# Is a Shift Cipher with Random Insertions Unbreakable?

Imagine an Encryption Algorithm which applies a classic Shift Cipher (also called Caesar or ROT-X) to a text (with only lowercase [a-z] and the space ' ' character), but has one parameter r (randomness) to decide if in each round/iteration attempting to encrypt one char c, it encrypts the character c+key, or if it inserts a completely random character rchar and repeats next iteration with the same non-encrypted yet character c.

For example, with a plaintext ptext=hello, r=0.20, and key=1, the encryption algorithm will output ctext=ifrmmp where every char was shifted by 1 position but 1 new random character was added (since 20% is 1 of each 5, and hello has 5 chars, I assume only one time the condition of adding a random char was true).

Now imagine that you have a dictionary dict of U=10 plaintexts of length L=500, and you need to decide, from a ciphertext input ctext, which one of the plaintext ptext from the dictionary dict corresponds to the given ciphertext.

A regular approach would be to do Frequency Analysis, but with a high value of r (>10/15 %) the results are not consistent.

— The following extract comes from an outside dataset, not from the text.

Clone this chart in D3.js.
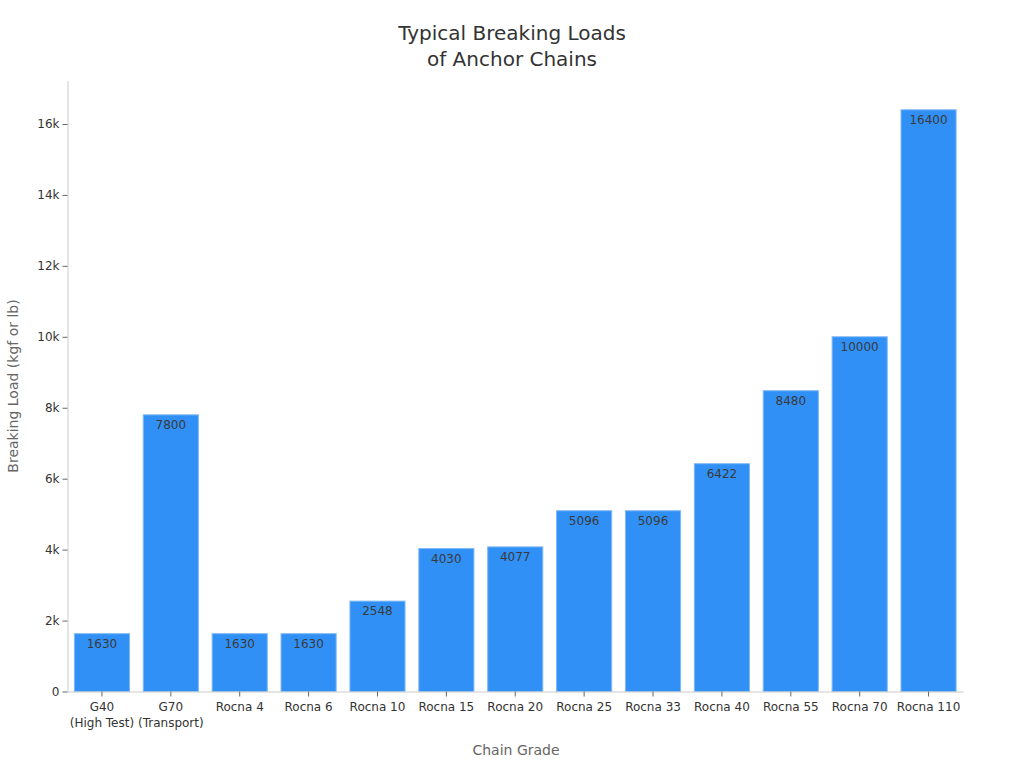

Is this encryption algorithm unbreakable? Or is there a way to consistently guess the correct plaintext?

If your system is to introduce a random character with probability $$p$$ and the plaintext frequency of a given letter is $$q$$, then the ciphertext frequency of its shift will be $$(1-p)q+p/26$$ and if $$q\neq 1/26$$ this is still distinguishable from uniform. In particular, common letter will continue to have a frequency above 1/26 and uncommon letters a frequency below 1/26.
There is the added complication that it is not clear that you system is able to be decrypted unambiguously. How should I interpret a message that after unshifting reads ICATNOFFENRYOUSOMEVICEWICTHYOURGINABNDTONXIC?